Job For A Cowboy Gloom



When I first started seeing Job For A Cowboy's name around, it was at a time in the mid-2000s when all sorts of metal and hardcore bands with stupid names started to make the scene (see Heavy Heavy Low Low, Arsonists Get All The Girls, or A Girl, A Gun, A Ghost). I thought there would be no possible way a band with a name like Job For A Cowboy" could be any good. I just expected another band doing what Eighteen Visions or Every Time I Die was already doing an incredible job at. Then I saw this...



HARD. AS. FUCK. Straight up. I was completely and totally wrong about Job For A Cowboy. They were a brutal death metal band, comprised mostly of young kids who, at the time "Entombment of a Machine" was released on the Doom EP, couldn't even buy themselves a beer in this country. Needless to say, I was in from that moment on.

Before we get to reviewing their awesome new EP, Gloom, let me make something abundantly clear: this whole "death metal" vs "deathcore" argument is fucking stupid, and is clearly something that dudes and chicks who aren't getting laid enough came up with to pick on bands that they just don't happen to like for some reason. If Job For A Cowboy doesn't blow your hair back for your own personal reasons, that's one thing.

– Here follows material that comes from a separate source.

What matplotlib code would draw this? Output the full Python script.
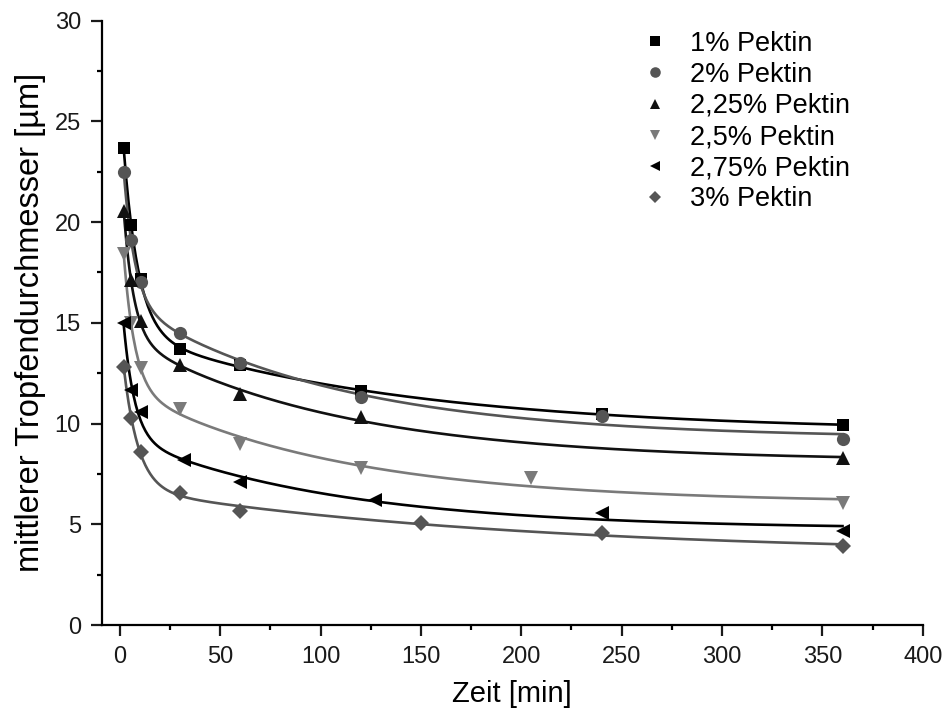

Discrediting their entire catalog of work because it goes against some precedent set forth by Death, At The Gates, Morbid Angel, Carcass, or whatever other band from the 90s the internet is worshipping these days just shows that you're an asshole who needs to stop playing World of Warcraft and mix it up in public. People in this world have real problems. The fact that Job For A Cowboy isn't afraid of using mosh parts in their songs, or that some dude in a Ringworm shirt spinkicked you in the face during a JFAC set doesn't diminish the incredible music this band has been kicking out since their inception.

Gloom shows the band tightening up their sound a bit from their previous full lengths, especially Genesis. The guitar parts are much less noisy and chaotic, and the band comes together, assaulting your entire body by locking in with each other rhythmically behind singer Jonny Davy's disgustingly ferocious voice. The guitar soloing has been upped several notches, and is also highlighted by how together the band is behind the leads. This is a rare EP that I actually wish was a full length. If nothing else, Gloom should silence anyone who is still trying to front on Job For A Cowboy with having an early involvement in metal hardcore.




Go out and grab these joints. Make this summer a brutal summer. Life's too short to listen to shitty bands.